What benefits does the customer expect or desire? What problems can you solve?

Steve Blank

8x Entrepreneur, Author, Customer Development Expert

Lessons Learned

Customer pains are the flipped version of the gains.

It isn’t enough to solve a pain; it should be in the Top 5.

You need to understand your customers’ fears: financial, social & technical.


Lesson: Customer Understanding with Steve Blank

Step #2 Gains & Pains: What benefits does the customer expect or desire? What problems can you solve?

Another key component of understanding customers is understanding customer gains which is a fancy way for saying what are the benefits that customers expect or desire? Besides the jobs that want to get done, what do they want to gain by using your product or service? Let's take a look. Sometimes gains could be what would make them happy? Is it saving money? Saving effort? Saving time? What do they expect and what would go beyond their expectations? How would you delight these customers? Is it quality? More of something? Less of something? And is it features that would delight them or performance or quality?

What would make your customer's job or life easier? More services? Lower cost of ownership? Flatter learning curve? Obviously this depends about whether you are selling to business customers or consumer customers but you will want to be able to make a list or a column of all the gains that they would get by using your product, and some more gains could be is it social consequences? Does it make them look good? Increase in power? Is it good design? Is it specific or more features? How do they measure success and failure? Is it performance or cost? And what would increase their likelihood of adopting your product or using it or using your solution? Again, is it about cost? Is it about lower risk? Is it about better quality? Is it because it's more fun? You need to come up with a series of hypotheses, just make that list now. But you can't guess forever. You have to validate these hypotheses.

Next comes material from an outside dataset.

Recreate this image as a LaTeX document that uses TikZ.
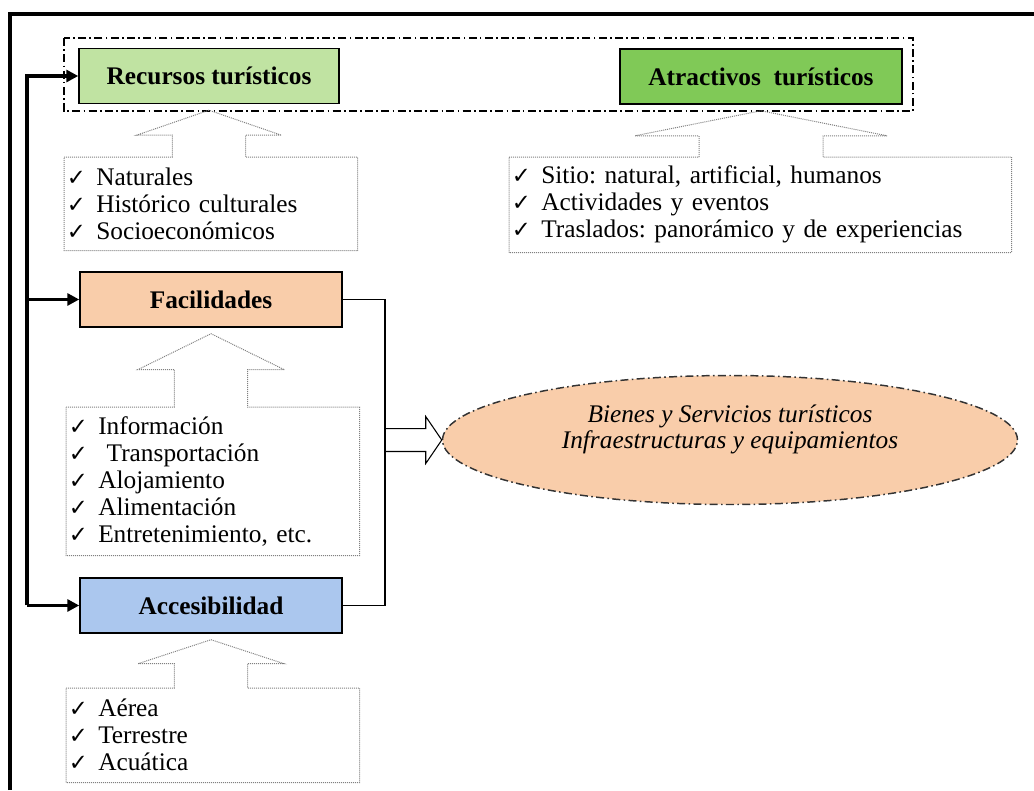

Now the last piece in understanding customer segments is understanding their pains. We have been talking about all the wonderful stuff that we could do for them that makes them happy. What other things that we could get rid of that actually is kind of like they have been walking around with an arrow through their head and they have just kind of accepted that for a while but when you come about, you could say "Hey, we could solve these problems for you."

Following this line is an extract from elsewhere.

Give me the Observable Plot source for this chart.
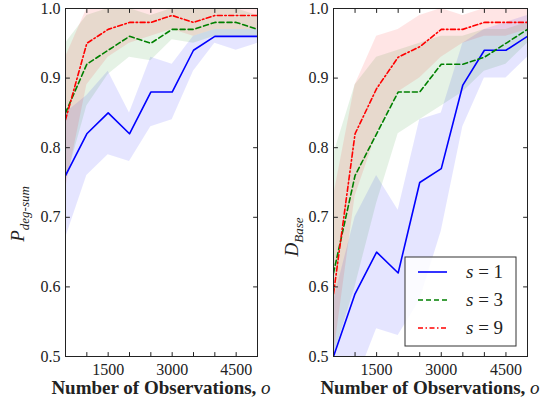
<!DOCTYPE html>
<html><head><meta charset="utf-8">
<script src="https://cdn.jsdelivr.net/npm/d3@7"></script>
<script src="https://cdn.jsdelivr.net/npm/@observablehq/plot@0.6"></script>
<style>
body{margin:0;background:#fff;}
#wrap{position:relative;width:547px;height:400px;display:flex;font-family:'Liberation Serif',serif;}
#wrap svg{overflow:visible;}
</style></head><body><div id="wrap"></div>
<script>
const obs = [500,1000,1500,2000,2500,3000,3500,4000,4500,5000];
const xTickLabels = [1500,3000,4500];
const xTicks = [1000,1500,2000,2500,3000,3500,4000,4500];
const yTicks = [0.5,0.6,0.7,0.8,0.9,1.0];
const seriesLabels = ["1","3","9"];

// Left panel: P_deg-sum
const degS1   = [0.76,0.82,0.85,0.82,0.88,0.88,0.94,0.96,0.96,0.96];
const degS1Lo = [0.67,0.76,0.79,0.78,0.83,0.84,0.91,0.95,0.94,0.95];
const degS1Hi = [0.85,0.875,0.91,0.85,0.93,0.92,0.96,0.97,0.97,0.97];
const degS3   = [0.85,0.92,0.94,0.96,0.95,0.97,0.97,0.98,0.98,0.97];
const degS3Lo = [0.75,0.86,0.905,0.93,0.925,0.955,0.95,0.96,0.96,0.96];
const degS3Hi = [0.95,0.99,1.0,1.0,0.99,1.0,1.0,1.0,1.0,0.99];
const degS9   = [0.84,0.95,0.97,0.98,0.98,0.99,0.98,0.99,0.99,0.99];
const degS9Lo = [0.74,0.89,0.93,0.95,0.96,0.97,0.96,0.97,0.97,0.97];
const degS9Hi = [0.93,1.0,1.0,1.0,1.0,1.0,1.0,1.0,1.0,1.0];

// Right panel: D_Base
const baseS1   = [0.50,0.59,0.65,0.62,0.75,0.77,0.89,0.94,0.94,0.96];
const baseS1Lo = [0.42,0.46,0.54,0.53,0.58,0.68,0.83,0.90,0.90,0.93];
const baseS1Hi = [0.58,0.70,0.76,0.71,0.84,0.85,0.95,0.97,0.98,0.99];
const baseS3   = [0.62,0.76,0.82,0.88,0.88,0.92,0.92,0.93,0.95,0.97];
const baseS3Lo = [0.50,0.60,0.72,0.82,0.84,0.86,0.88,0.91,0.92,0.95];
const baseS3Hi = [0.79,0.89,0.93,0.94,0.95,0.96,0.96,0.97,0.97,0.98];
const baseS9   = [0.59,0.82,0.885,0.93,0.945,0.97,0.97,0.98,0.98,0.98];
const baseS9Lo = [0.50,0.73,0.82,0.88,0.90,0.93,0.95,0.96,0.96,0.97];
const baseS9Hi = [0.73,0.89,0.96,0.97,0.99,1.0,0.99,1.0,1.0,1.0];

const colors = ["#0000ff","#008000","#ff0000"];
const dashes = [null,"5,3","5,2.5,1.5,2.5"];
const serif = "'Liberation Serif', serif";

function rows(mean, lo, hi) { return obs.map((o,i)=>({o, v:mean[i], lo:lo[i], hi:hi[i]})); }

const tickShape = {draw(ctx, l){ ctx.moveTo(0,0); ctx.lineTo(0,-l); }};
const ink = "#222";

function panel(series, width, marginLeft, marginRight) {
  const marks = [];
  series.forEach((d,i)=>marks.push(Plot.areaY(d, {x:"o", y1:"lo", y2:"hi", fill: colors[i], fillOpacity: 0.1, clip: true})));
  series.forEach((d,i)=>marks.push(Plot.lineY(d, {x:"o", y:"v", stroke: colors[i], strokeWidth: 1.6, strokeDasharray: dashes[i], clip: true})));
  marks.push(Plot.frame({stroke: ink}));
  marks.push(Plot.axisX({ticks: xTickLabels, anchor:"bottom", tickSize:0, tickPadding:7, label:null, tickFormat: d=>String(d), fill: ink, fontFamily: serif}));
  marks.push(Plot.axisY({ticks: yTicks, anchor:"left", tickSize:0, tickPadding:5, label:null, tickFormat: d3.format(".1f"), fill: ink, fontFamily: serif}));
  const tk = (data, opts) => Plot.vector(data, {...opts, anchor:"start", shape: tickShape, stroke: ink, strokeWidth: 1});
  marks.push(tk(xTicks, {x: d=>d, frameAnchor:"bottom", rotate:0, length: 4}));
  marks.push(tk(xTicks, {x: d=>d, frameAnchor:"top", rotate:180, length: 4}));
  marks.push(tk(yTicks, {y: d=>d, frameAnchor:"left", rotate:90, length: 4}));
  marks.push(tk(yTicks, {y: d=>d, frameAnchor:"right", rotate:-90, length: 4}));
  return Plot.plot({
    width, height: 400, marginLeft, marginRight, marginTop: 8, marginBottom: 44,
    style: {fontFamily: serif, fontSize: "16px", background: "transparent"},
    x: {domain: [500, 5000]},
    y: {domain: [0.5, 1.0]},
    marks
  });
}

function addLabels(svg, ymain, ysub, yx, yy, cx) {
  const s = d3.select(svg);
  const t = s.append("text").attr("transform", `translate(${yx},${yy}) rotate(-90)`)
    .attr("font-family", serif).attr("font-style","italic").attr("fill", ink);
  t.append("tspan").attr("font-size", 19).text(ymain);
  t.append("tspan").attr("font-size", 13).attr("dy", 5).text(ysub);
  const x = s.append("text").attr("x", cx).attr("y", 394).attr("text-anchor","middle")
    .attr("font-family", serif).attr("fill", ink).attr("font-size", 19);
  x.append("tspan").attr("font-weight","bold").text("Number of Observations, ");
  x.append("tspan").attr("font-style","italic").text("o");
}

const wrap = document.getElementById("wrap");
const left = panel([rows(degS1,degS1Lo,degS1Hi), rows(degS3,degS3Lo,degS3Hi), rows(degS9,degS9Lo,degS9Hi)], 270, 65, 13);
addLabels(left, "P", "deg-sum", 24, 214, 161);
const right = panel([rows(baseS1,baseS1Lo,baseS1Hi), rows(baseS3,baseS3Lo,baseS3Hi), rows(baseS9,baseS9Lo,baseS9Hi)], 277, 63, 20);
addLabels(right, "D", "Base", 28, 237, 160);
wrap.appendChild(left);
wrap.appendChild(right);

// Legend
const lg = d3.select(wrap).append("svg").attr("width", 114).attr("height", 92)
  .style("position","absolute").style("left","404px").style("top","256px");
lg.append("rect").attr("x",1).attr("y",1).attr("width",111).attr("height",89)
  .attr("fill","#fff").attr("fill-opacity",0.85).attr("stroke","#333").attr("stroke-width",1);
seriesLabels.forEach((lab,i)=>{
  const y = 16 + i*28;
  lg.append("line").attr("x1",14).attr("x2",43).attr("y1",y).attr("y2",y)
    .attr("stroke",colors[i]).attr("stroke-width",1.6).attr("stroke-dasharray",dashes[i]);
  const t = lg.append("text").attr("x",62).attr("y",y+6).attr("font-family", serif)
    .attr("font-size",19).attr("fill",ink);
  t.append("tspan").attr("font-style","italic").text("s");
  t.append("tspan").text(" = " + lab);
});
</script></body></html>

Well let's see what kind of problems we could solve. Is there something your customers find too costly? Again, is it about time and cost too much? This is essentially the flipped version of the gains. The pains are, what could we solve for these customers that they hate? There's something about their product or service that's underperforming, it's missing features, it's too slow, it doesn't work well, it's bugging. What are the main difficulties and challenges? One of the interesting things is that entrepreneurs come back and say, "Yes, customers said this was a real pain. Our product really solves these problems." Well one of the things you need to know is was this like problem number 47 on their list? Or is this in the top three?

Because most human beings whether they are in corporation or even at home tend to only worry about the top three or five. When you find out that this solves a pain, the question you need to ask is it in context, well what are the other pains you have? You really want to understand their top 10, top 20 and then if they find out you are number 32 or 47, I wouldn't be celebrating but I actually would be asking "Oh wait a minute, is there any way that our product or service can actually solve anything in the top five?" If not, maybe you are in the wrong customer segment. You want to understand what's keeping your customer awake at night or maybe conversely, maybe you want to keep them awake at night but you want to figure out what are their big issues, concerns and worries.

Finally, the last piece is what are the barriers to adopt your product? Is it cost too much upfront? Maybe you have a pricing issue to decide later. Gee it takes a long time to learn or we are happy with what we have and it's kind of okay and what makes your customers feel bad? Frustrations, annoyances etcetera and what do they fear? Financial or social risks. What could go wrong etcetera. You need to understand all of this.